Die Erzählperspektive übernimmt ein auktorialer Erzähler, der sich teilweise in der erlebten Rede jedoch ganz nah an die Figuren herantastet. Teilweise ist es erschreckend, welche verachtenden Gedanken und perversen Fantasien Fiete gegenüber seinen Mitmenschen hegt. Dann wiederum erscheint Fiete als netter und sogar sympathischer Nachbar von nebenan, der einfach nur versucht, sein kaputtes Leben wieder in den Griff zu bekommen.  Hier steigt Hoffnung nicht nur bei Fiete, sondern auch beim Leser auf. Fiete erhält einen Job als Nachtwächter und damit eine Chance auf ein normales Leben. In der ersten Zeit trinkt er sogar weniger, nimmt Abstand vom goldenen Handschuh und unternimmt Ausflüge. Doch Fiete ist nicht stark genug und noch bevor er selbst es merkt, gerät sein Leben endgültig aus den Fugen. Er ermordet und verstümmelt vier Frauen, ihre Leichen versteckt er in seiner Wohnung. Nur durch ein Feuer, der sich im Haus ereignet, entdeckt die Feuerwehr die Leichen.

Kurze Pausen zum Durchatmen erhält der Leser durch zwei parallel verlaufende Handlungen. In einer ebenfalls schonungslosen und nüchternen Sprache schildert Strunk das Leben dreier Generationen einer ehemals wohlhabenden Reeder-Familie. Sie haben nichts mit Fiete zu tun, dennoch hat diese Komposition einen wichtigen Grund: Nur so gelingt es Strunk zu zeigen, dass sich nicht nur im goldenen Handschuh die tiefsten Abgründe auftun, im Gegenteil, Alkoholmissbrauch und sadistische Gewaltfantasien gibt es in jeder Gesellschaftsschicht, egal ob arm oder reich. Selbst junge Menschen sind nicht davor gefeit, wie Strunk es an dem pubertierenden WH3 beweist.
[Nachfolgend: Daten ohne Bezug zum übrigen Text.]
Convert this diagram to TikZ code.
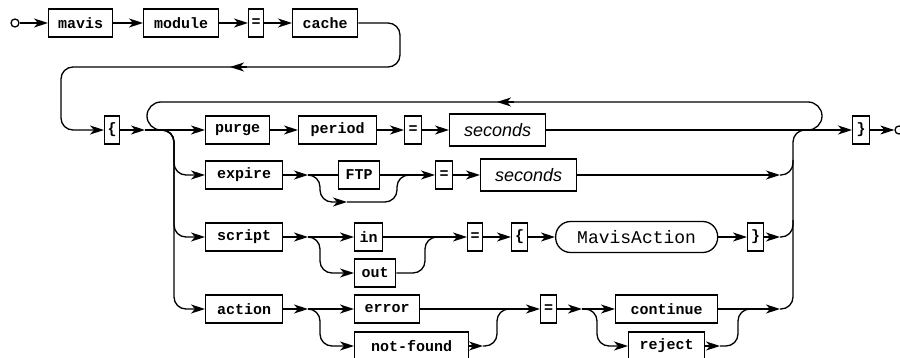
\documentclass[tikz,border=0pt]{standalone}
\usepackage{fontspec}
\usetikzlibrary{arrows.meta}
\newfontfamily\rrmono{Liberation Mono}
\newfontfamily\rrsans{Liberation Sans}
\tikzset{
 term/.style={draw, line width=1.3pt, minimum height=28pt, inner sep=0pt, anchor=west, font=\rrmono\bfseries\fontsize{15}{15}\selectfont},
 nterm/.style={draw, line width=1.3pt, minimum height=32pt, inner sep=0pt, anchor=west, font=\rrsans\itshape\fontsize{18}{18}\selectfont},
 refbox/.style={draw, rounded corners=15pt, line width=1.3pt, minimum height=31pt, inner sep=0pt, anchor=west, font=\rrmono\fontsize{18}{18}\selectfont},
 arr/.style={-{Stealth[length=14pt,width=9pt,inset=4pt]}, line width=1.3pt},
 wire/.style={line width=1.3pt, rounded corners=12pt},
 endpt/.style={circle, draw, line width=1.3pt, minimum size=8pt, inner sep=0pt},
}
\begin{document}
\begin{tikzpicture}[x=1pt,y=-1pt]
\useasboundingbox (0,0) rectangle (900,358);
% row 1
\node[endpt] (start) at (15,23) {};
\node[term, minimum width=64pt] (mavis) at (48,23) {mavis};
\node[term, minimum width=75pt] (module) at (143,23) {module};
\node[term, minimum width=15pt] (eqa) at (248,23) {=};
\node[term, minimum width=65pt] (cache) at (292,23) {cache};
% row 2
\node[term, minimum width=15pt] (lbr) at (104,130) {\{};
\node[term, minimum width=64pt] (purge) at (205,130) {purge};
\node[term, minimum width=78pt] (period) at (298,130) {period};
\node[term, minimum width=17pt] (eqb) at (404,130) {=};
\node[nterm, minimum width=96pt] (secA) at (449,130) {seconds};
\node[term, minimum width=17pt] (rbr) at (852,130) {\}};
\node[endpt] (stop) at (899,130) {};
% expire row
\node[term, minimum width=77pt] (expire) at (205,175) {expire};
\node[term, minimum width=41pt] (ftp) at (338,175) {FTP};
\node[term, minimum width=17pt] (eqc) at (435,175) {=};
\node[nterm, minimum width=96pt] (secB) at (480,175) {seconds};
% script row
\node[term, minimum width=77pt] (script) at (205,237) {script};
\node[term, minimum width=28pt] (in) at (354,237) {in};
\node[term, minimum width=41pt] (out) at (354,273) {out};
\node[term, minimum width=15pt] (eqd) at (467,237) {=};
\node[term, minimum width=16pt] (lbs) at (511,237) {\{};
\node[refbox, minimum width=162pt] (mact) at (555,237) {MavisAction};
\node[term, minimum width=16pt] (rbs) at (747,237) {\}};
% action row
\node[term, minimum width=77pt] (action) at (205,309) {action};
\node[term, minimum width=65pt] (error) at (354,309) {error};
\node[term, minimum width=114pt] (nf) at (354,346) {not-found};
\node[term, minimum width=16pt] (eqe) at (540,309) {=};
\node[term, minimum width=102pt] (cont) at (615,309) {continue};
\node[term, minimum width=76pt] (rej) at (628,346) {reject};
% coordinates
\coordinate (jA) at (145,130);
\coordinate (jB) at (308,175);
\coordinate (jC) at (308,237);
\coordinate (jD) at (308,309);
\coordinate (jE) at (582,309);
\coordinate (tB) at (780,175);
\coordinate (tC) at (780,237);
\coordinate (tD) at (780,309);
\coordinate (tN) at (483,346);
\coordinate (tR) at (720,346);
\coordinate (tF) at (347,202);
% row 1 connectors
\draw[arr] (start) -- (mavis);
\draw[arr] (mavis) -- (module);
\draw[arr] (module) -- (eqa);
\draw[arr] (eqa) -- (cache);
\draw[wire, arr] (cache.east) -- (400,23) -- (400,67) -- (61,67) -- (61,130) -- (lbr.west);
\draw[arr] (247,67) -- (230,67);
% row 2
\draw[arr] (lbr) -- (jA);
\draw[arr] (jA) -- (purge);
\draw[arr] (purge) -- (period);
\draw[arr] (period) -- (eqb);
\draw[arr] (eqb) -- (secA);
\draw[arr] (secA) -- (rbr);
\draw[arr] (rbr) -- (stop);
\draw[wire, rounded corners=14pt] (795,130) -- (822,130) -- (822,102) -- (147,102) -- (147,130) -- (175,130);
\draw[arr] (514,102) -- (497,102);
% branches down
\draw[wire, arr] (jA) -- (174,130) -- (174,175) -- (expire.west);
\draw[wire, arr] (jA) -- (174,130) -- (174,237) -- (script.west);
\draw[wire, arr] (jA) -- (174,130) -- (174,309) -- (action.west);
% expire row
\draw[arr] (expire) -- (jB);
\draw[line width=1.3pt] (jB) -- (ftp);
\draw[wire, arr] (jB) -- (320,175) -- (320,202) -- (tF);
\draw[wire] (tF) -- (397,202) -- (397,175) -- (412,175);
\draw[arr] (ftp) -- (eqc);
\draw[arr] (eqc) -- (secB);
\draw[arr] (secB) -- (tB);
\draw[wire] (tB) -- (793,175) -- (793,160);
% script row
\draw[arr] (script) -- (jC);
\draw[arr] (jC) -- (in);
\draw[wire, arr] (jC) -- (320,237) -- (320,273) -- (out.west);
\draw[arr] (in) -- (eqd);
\draw[wire] (out.east) -- (425,273) -- (425,237) -- (440,237);
\draw[arr] (eqd) -- (lbs);
\draw[arr] (lbs) -- (mact);
\draw[arr] (mact) -- (rbs);
\draw[arr] (rbs) -- (tC);
\draw[wire] (tC) -- (793,237) -- (793,220);
% action row
\draw[arr] (action) -- (jD);
\draw[arr] (jD) -- (error);
\draw[wire, arr] (jD) -- (320,309) -- (320,346) -- (nf.west);
\draw[arr] (error) -- (eqe);
\draw[arr] (nf) -- (tN);
\draw[wire] (tN) -- (497,346) -- (497,309) -- (512,309);
\draw[arr] (eqe) -- (jE);
\draw[arr] (jE) -- (cont);
\draw[wire, arr] (jE) -- (597,309) -- (597,346) -- (rej.west);
\draw[arr] (rej) -- (tR);
\draw[wire] (tR) -- (738,346) -- (738,309) -- (752,309);
\draw[arr] (cont) -- (tD);
\draw[wire] (tD) -- (793,309) -- (793,130) -- (820,130);
\end{tikzpicture}
\end{document}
Mit Der goldene Handschuh erzählt Heinz Strunk auf eine grotesk komische und zugleich erschütternde Weise das Leben eines Frauenmörders, ohne sich Urteile oder Bewertungen zu erlauben. Er nähert sich literarisch einer Gesellschaft, in der sich Menschen nach Glück und Anerkennung sehnen, die es jedoch nicht aus der trostlosen, kaputten und grausamen Welt schaffen. Der Roman ist nichts für Zartbesaitete, wer jedoch mit roher Gewalt und Fäkalsprache zurechtkommt, sollte dieses Werk lesen.

Heinz Strunk: Der goldene Handschuh. Rowohlt. Hamburg 2016. 256 Seiten. 19,95 Euro.